The trend in environmental regulation has been to place more restrictions and limitations on activities that may adversely affect the environment, and thus any changes in environmental laws and regulations or re‑interpretation of enforcement policies that result in more stringent and costly regulatory requirements could have a material adverse effect on our business, liquidity position, financial condition, results of operations and prospects if we are unable to pass on such increased compliance costs to our customers. Our customers may also incur increased costs or delays or restrictions in permitting or operating activities as a result of more stringent environmental laws and regulations, which may result in a curtailment of exploration, development or production activities that would reduce the demand for our services.
We provide services to customers who operate on federal and tribal lands, which are subject to additional regulations.
We provide services to companies operating on federal and tribal lands. Various federal agencies within the U.S. Department of the Interior, particularly the BLM and the Bureau of Indian Affairs, along with certain Native American tribes, promulgate and enforce regulations pertaining to oil and natural gas operations on Native American tribal lands and minerals where some of our customers operate. Such operations are subject to additional regulatory requirements, including lease provisions, drilling and production requirements, surface use restrictions, environmental standards, royalty considerations and taxes. Operations on federal and tribal lands are frequently subject to delays.
The BLM finalized a rule in March 2015 establishing standards for hydraulic fracturing on federal and American Indian lands; however, the BLM repealed this rule in December 2017. The repeal has been challenged in federal court by the state of California and environmental groups. In November 2016, the BLM finalized a rule regulating the venting and flaring of natural gas, leak detection, air emissions from equipment, well maintenance and unloading, drilling and completions and royalties potentially owed for loss of such emissions from oil and natural gas facilities producing on federal and tribal leases.

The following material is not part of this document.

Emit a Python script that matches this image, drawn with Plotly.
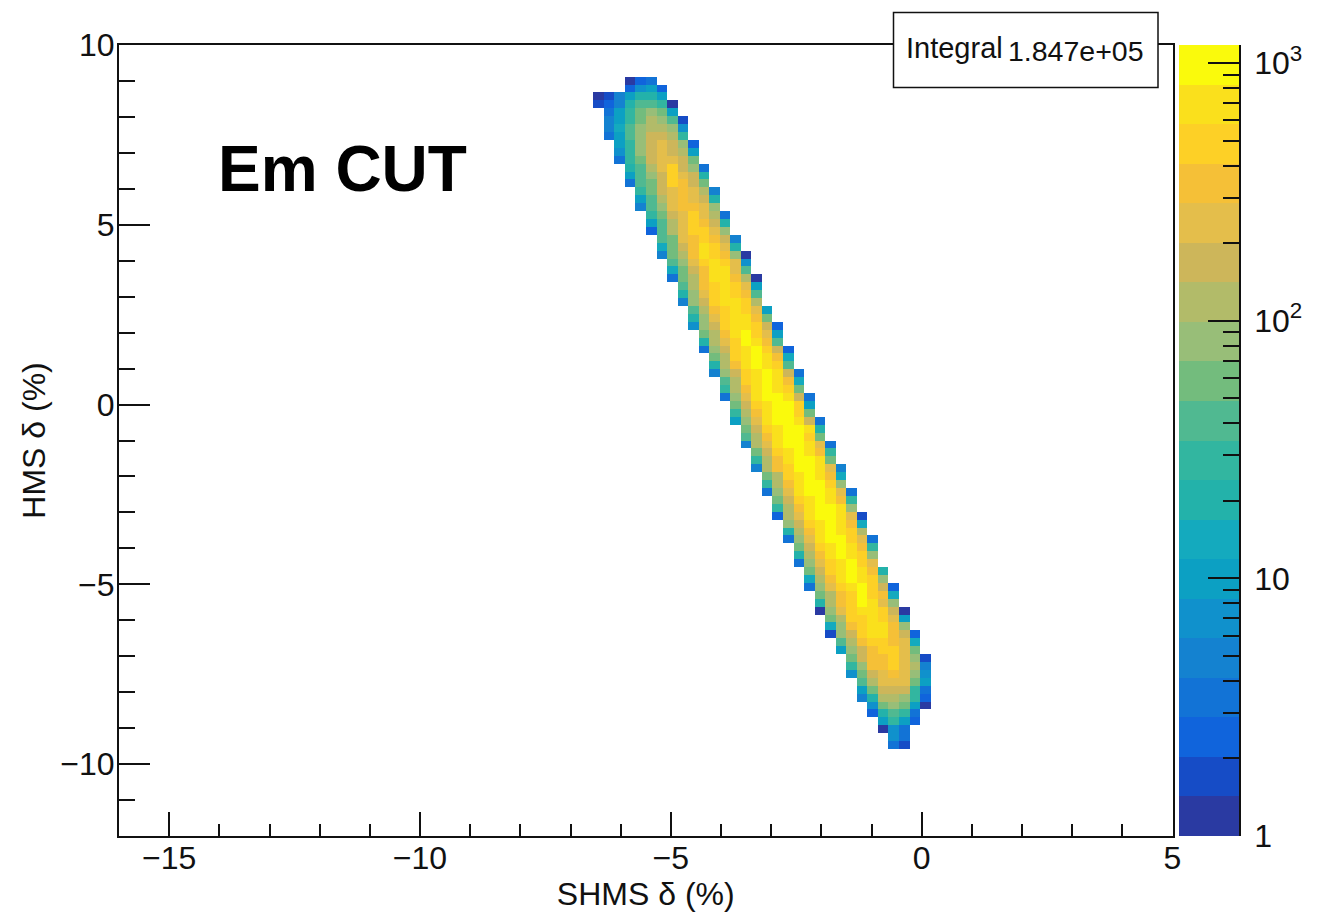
import math
import plotly.graph_objects as go

# Histogram binning (100 x 100 bins)
X_MIN, X_MAX, N_X = -16.0, 5.0, 100
Y_MIN, Y_MAX, N_Y = -12.0, 10.0, 100
Z_DECADES = 3.07

# Palette bands, bottom to top of the colour scale
BAND_COLORS = [
    "#2a3aa2", "#164cc6", "#1064dc", "#1273d6", "#1482d0", "#1091cc", "#0ca0c3", "#14aabe",
    "#23b2aa", "#32b6a0", "#50b991", "#73bc7d", "#98be78", "#b2bb69", "#cdb65a", "#e4be4b",
    "#f5c037", "#fdd026", "#fae01c", "#fafa0c",
]
# Representative bin content of each band
BAND_COUNTS = [1.19, 1.70, 2.42, 3.44, 4.9, 7.0, 9.9, 14.2, 20, 29,
               41, 58, 83, 118, 168, 239, 341, 485, 691, 985]

FIRST_ROW = 4  # bin rows counted downward from the top edge
ROW_START = [48, 48, 45, 45, 46, 46, 46, 46, 47, 47, 47, 48, 48, 48, 49, 49, 49, 50, 50, 50, 51, 51, 51,
             52, 52, 52, 53, 53, 53, 54, 54, 54, 55, 55, 55, 56, 56, 56, 57, 57, 57, 58, 58, 58,
             59, 59, 59, 60, 60, 60, 61, 61, 61, 62, 62, 62, 63, 63, 63, 64, 64, 64, 65, 65, 65,
             66, 66, 66, 67, 67, 67, 68, 68, 69, 69, 69, 70, 70, 70, 71, 71, 72, 72, 73, 73]
ROW_BANDS = [
    [0, 2, 3], [2, 5, 6, 2], [0, 1, 4, 6, 8, 8, 6], [1, 2, 4, 8, 10, 10, 9, 0],
    [3, 6, 9, 11, 12, 11, 6], [4, 6, 9, 11, 13, 12, 10, 1], [4, 7, 10, 12, 13, 13, 12, 5],
    [3, 6, 10, 12, 14, 14, 13, 9], [6, 9, 12, 14, 15, 14, 12, 2], [5, 9, 12, 14, 15, 14, 13, 6],
    [3, 9, 11, 14, 15, 15, 14, 11], [8, 10, 13, 15, 17, 14, 12, 3], [6, 10, 12, 14, 17, 15, 14, 8],
    [3, 10, 11, 14, 17, 16, 14, 11], [9, 11, 14, 15, 16, 15, 13, 4], [6, 10, 13, 15, 16, 15, 14, 8],
    [4, 10, 12, 15, 16, 16, 15, 12], [9, 11, 14, 15, 17, 15, 13, 3], [6, 10, 13, 15, 17, 16, 14, 8],
    [2, 10, 13, 15, 17, 17, 15, 12], [10, 11, 15, 16, 17, 16, 14, 4], [7, 11, 14, 16, 18, 17, 15, 8],
    [4, 11, 13, 16, 18, 17, 16, 12, 0], [10, 12, 15, 17, 18, 17, 15, 5], [7, 11, 14, 16, 18, 18, 15, 10],
    [3, 11, 13, 16, 18, 18, 16, 13, 0], [10, 13, 16, 17, 18, 17, 15, 6], [8, 12, 15, 17, 18, 17, 16, 10],
    [4, 12, 14, 17, 18, 18, 17, 13], [10, 13, 16, 17, 18, 17, 15, 6], [8, 12, 15, 17, 18, 18, 16, 11],
    [5, 12, 14, 17, 18, 18, 17, 14, 2], [11, 13, 16, 18, 19, 17, 15, 6], [8, 13, 15, 17, 19, 18, 16, 10],
    [3, 12, 14, 17, 18, 19, 17, 14, 2], [11, 13, 17, 18, 19, 18, 16, 7], [8, 13, 16, 18, 19, 18, 17, 10],
    [4, 12, 14, 17, 18, 19, 18, 14, 3], [10, 13, 17, 18, 19, 18, 16, 7], [9, 13, 16, 18, 19, 18, 17, 11],
    [3, 12, 15, 18, 19, 19, 18, 14, 3], [11, 14, 17, 18, 19, 19, 17, 6], [9, 13, 16, 18, 19, 19, 17, 11],
    [6, 12, 15, 18, 19, 19, 18, 14, 3], [11, 14, 17, 18, 19, 19, 18, 8], [10, 13, 16, 18, 19, 19, 17, 11],
    [4, 13, 15, 18, 19, 19, 18, 15, 3], [11, 14, 17, 18, 19, 18, 16, 9], [9, 13, 16, 18, 19, 19, 18, 11],
    [4, 13, 16, 17, 19, 19, 18, 15, 4], [11, 13, 17, 18, 19, 18, 16, 7], [9, 13, 16, 18, 19, 19, 17, 12],
    [3, 12, 15, 18, 19, 19, 18, 15, 3], [11, 14, 17, 18, 19, 18, 16, 9], [9, 13, 16, 18, 19, 19, 18, 12],
    [2, 13, 15, 18, 19, 19, 18, 15, 1], [12, 14, 17, 18, 19, 18, 16, 7], [8, 13, 16, 18, 19, 18, 17, 13],
    [3, 12, 15, 18, 19, 19, 17, 15, 3], [11, 14, 17, 18, 19, 18, 16, 9], [8, 13, 16, 18, 19, 18, 17, 12],
    [3, 12, 15, 17, 18, 19, 17, 15], [11, 14, 17, 18, 19, 18, 16, 8], [7, 13, 16, 18, 19, 18, 17, 12],
    [3, 12, 15, 17, 18, 19, 17, 14, 2], [11, 13, 16, 17, 19, 17, 16, 7], [8, 13, 16, 17, 19, 18, 15, 12],
    [0, 12, 15, 17, 18, 18, 17, 14, 0], [11, 13, 17, 17, 18, 17, 15, 6], [7, 12, 16, 17, 18, 18, 16, 12],
    [1, 12, 14, 17, 18, 18, 16, 14, 2], [10, 13, 16, 17, 17, 16, 15, 7], [6, 12, 14, 16, 17, 17, 15, 11],
    [11, 14, 16, 16, 17, 15, 12, 1], [9, 12, 16, 16, 17, 15, 13, 4], [5, 11, 14, 15, 16, 15, 12, 5],
    [10, 13, 15, 15, 15, 11, 6], [6, 11, 14, 14, 14, 9, 3], [4, 8, 13, 13, 12, 9, 2],
    [5, 11, 12, 11, 6, 0], [2, 8, 10, 9, 3], [6, 9, 6, 2], [0, 5, 3], [5, 3], [3, 1],
]

X_TICK_VALUES = [-15, -10, -5, 0, 5]
Y_TICK_VALUES = [-10, -5, 0, 5, 10]
Z_TICK_VALUES = [1, 10, 100, 1000]
Z_TICK_LABELS = ["1", "10", "10<sup>2</sup>", "10<sup>3</sup>"]
Z_MINOR_VALUES = [m * 10 ** d for d in range(3) for m in range(2, 10)]

X_TITLE = "SHMS δ (%)"
Y_TITLE = "HMS δ (%)"
CUT_LABEL = "Em CUT"
STAT_NAME = "Integral"
STAT_VALUE = "1.847e+05"

FONT = "Liberation Sans"
W, H = 1326, 913
ML, MR, MT, MB = 119, 0, 44.5, 77
PW, PH = W - ML - MR, H - MT - MB


def px(x):
    return (x - ML) / PW


def py(y):
    return (H - MB - y) / PH


dx = (X_MAX - X_MIN) / N_X
dy = (Y_MAX - Y_MIN) / N_Y
x_centers = [X_MIN + (i + 0.5) * dx for i in range(N_X)]
y_centers = [Y_MIN + (j + 0.5) * dy for j in range(N_Y)]
z = [[None] * N_X for _ in range(N_Y)]
for i, (start, bands) in enumerate(zip(ROW_START, ROW_BANDS)):
    row = N_Y - 1 - (FIRST_ROW + i)
    for k, band in enumerate(bands):
        z[row][start + k] = math.log10(BAND_COUNTS[band])

n_bands = len(BAND_COLORS)
colorscale = []
for i, c in enumerate(BAND_COLORS):
    colorscale.append([i / n_bands, c])
    colorscale.append([(i + 1) / n_bands, c])

band_edges = [10 ** (i * Z_DECADES / n_bands) for i in range(n_bands + 1)]
band_z = [[math.log10(c)] for c in BAND_COUNTS]

fig = go.Figure()
fig.add_trace(go.Heatmap(x=x_centers, y=y_centers, z=z, colorscale=colorscale, zmin=0, zmax=Z_DECADES,
                         showscale=False, hoverongaps=False))
fig.add_trace(go.Heatmap(x=[0, 1], y=band_edges, z=band_z, colorscale=colorscale, zmin=0, zmax=Z_DECADES,
                         showscale=False, xaxis="x2", yaxis="y2"))

fig.update_layout(
    width=W, height=H,
    margin=dict(l=ML, r=MR, t=MT, b=MB, autoexpand=False),
    paper_bgcolor="white", plot_bgcolor="white",
    font=dict(family=FONT, color="#111111", size=32),
    showlegend=False,
    xaxis=dict(
        domain=[0, px(1172.5)], range=[X_MIN, X_MAX], anchor="y",
        tickmode="array", tickvals=X_TICK_VALUES,
        ticks="inside", ticklen=24, tickwidth=1.5, tickcolor="#111111",
        minor=dict(ticks="inside", ticklen=12, tickwidth=1.5, tickcolor="#111111", dtick=1, tick0=0),
        showline=True, linecolor="#111111", linewidth=2, mirror=True,
        showgrid=False, zeroline=False, tickfont=dict(size=32), ticklabelstandoff=-7,
        title=dict(text=X_TITLE, font=dict(size=32), standoff=0),
    ),
    yaxis=dict(
        domain=[0, 1], range=[Y_MIN, Y_MAX], anchor="x",
        tickmode="array", tickvals=Y_TICK_VALUES,
        ticks="inside", ticklen=31, tickwidth=1.5, tickcolor="#111111",
        minor=dict(ticks="inside", ticklen=16, tickwidth=1.5, tickcolor="#111111", dtick=1, tick0=0),
        showline=True, linecolor="#111111", linewidth=2, mirror=True,
        showgrid=False, zeroline=False, tickfont=dict(size=32), ticklabelstandoff=-4,
        title=dict(text=Y_TITLE, font=dict(size=32), standoff=5),
    ),
    xaxis2=dict(domain=[px(1179), px(1239)], range=[0, 1], anchor="y2", visible=False),
    yaxis2=dict(
        domain=[0, 1], type="log", range=[0, Z_DECADES], anchor="x2", side="right",
        tickmode="array", tickvals=Z_TICK_VALUES, ticktext=Z_TICK_LABELS,
        ticks="inside", ticklen=31, tickwidth=1.5, tickcolor="#111111",
        minor=dict(ticks="inside", ticklen=16, tickwidth=1.5, tickcolor="#111111", tickvals=Z_MINOR_VALUES),
        showline=True, linecolor="#111111", linewidth=1.5,
        showgrid=False, zeroline=False, tickfont=dict(size=32), ticklabelstandoff=7,
    ),
    shapes=[dict(type="rect", xref="paper", yref="paper", x0=px(893.5), x1=px(1158), y0=py(87), y1=py(12),
                 line=dict(color="#111111", width=1.5), fillcolor="white", layer="above")],
    annotations=[
        dict(text=CUT_LABEL, xref="paper", yref="paper", x=px(215.5), y=py(169), xanchor="left", yanchor="middle",
             showarrow=False, font=dict(size=64, family=FONT, color="black", weight="bold")),
        dict(text=STAT_NAME, xref="paper", yref="paper", x=px(904), y=py(48), xanchor="left", yanchor="middle",
             showarrow=False, font=dict(size=29, family=FONT)),
        dict(text=STAT_VALUE, xref="paper", yref="paper", x=px(1146), y=py(50.5), xanchor="right", yanchor="middle",
             showarrow=False, font=dict(size=28.5, family=FONT)),
    ],
)

fig.write_html("out.html", config={"displayModeBar": False}, post_script="document.body.style.margin='0';")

In September 2018, the BLM published a revised rule which rescinded and revised several components of the 2016 rule, which is the subject of pending litigation.

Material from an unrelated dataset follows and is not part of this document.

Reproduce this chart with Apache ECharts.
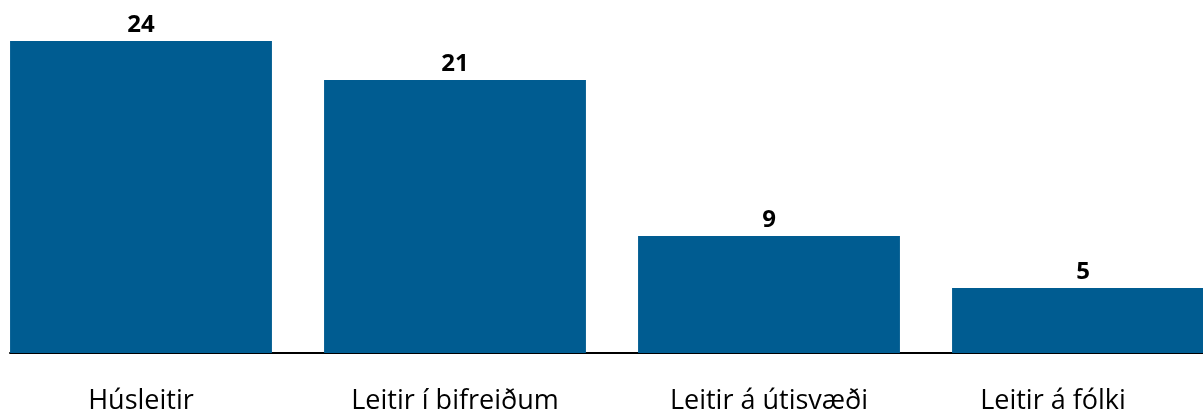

The EPA also issued a FIP in June 2016 to implement the Federal Minor New Source Review Program on tribal lands for oil and natural gas production. The FIP creates a permit‑by‑rule process for minor air sources that also incorporates emission limits and other requirements under various federal air quality standards, applying them to a range of equipment and processes used in oil and natural gas production. Neither the FIP nor the revisions apply in areas of ozone non-attainment, except, as the result of a May 2019 rule, to the Indian country portion of the Uinta Basin Ozone Nonattainment Area. As a result, the EPA may impose area-specific regulations in certain areas identified as tribal lands that may require additional emissions controls on existing equipment. Such requirements will likely result in increased operating and compliance costs for our customers in these regions.
Depending on the ultimate outcome of any agency reviews and pending litigation, these regulations could result in increased compliance costs or additional operating restrictions for us and our customers, and could have a material adverse effect on our business, liquidity position, cash flows, financial condition, results of operations, prospects, and demand for our services.
Federal and state legislative and regulatory initiatives relating to hydraulic fracturing could result in increased costs and additional operating restrictions or delays as well as adversely affect demand for our support services.
Hydraulic fracturing is an important and common practice that is used to stimulate production of natural gas and/or oil from dense subsurface rock formations. The hydraulic fracturing process involves the injection of water, sand and chemicals under pressure into the formation to fracture the surrounding rock and stimulate production. While we do not perform hydraulic fracturing, many of our customers do.
Hydraulic fracturing typically is regulated by state oil and natural gas commissions, but the EPA has asserted federal regulatory authority pursuant to the federal Safe Drinking Water Act over certain hydraulic fracturing activities involving the use of diesel fuel and issued permitting guidance in 2014 that applies to such activities. In addition, in June 2016, the EPA finalized regulations that prohibit the discharge of wastewater from hydraulic fracturing operations to publicly owned wastewater treatment plants.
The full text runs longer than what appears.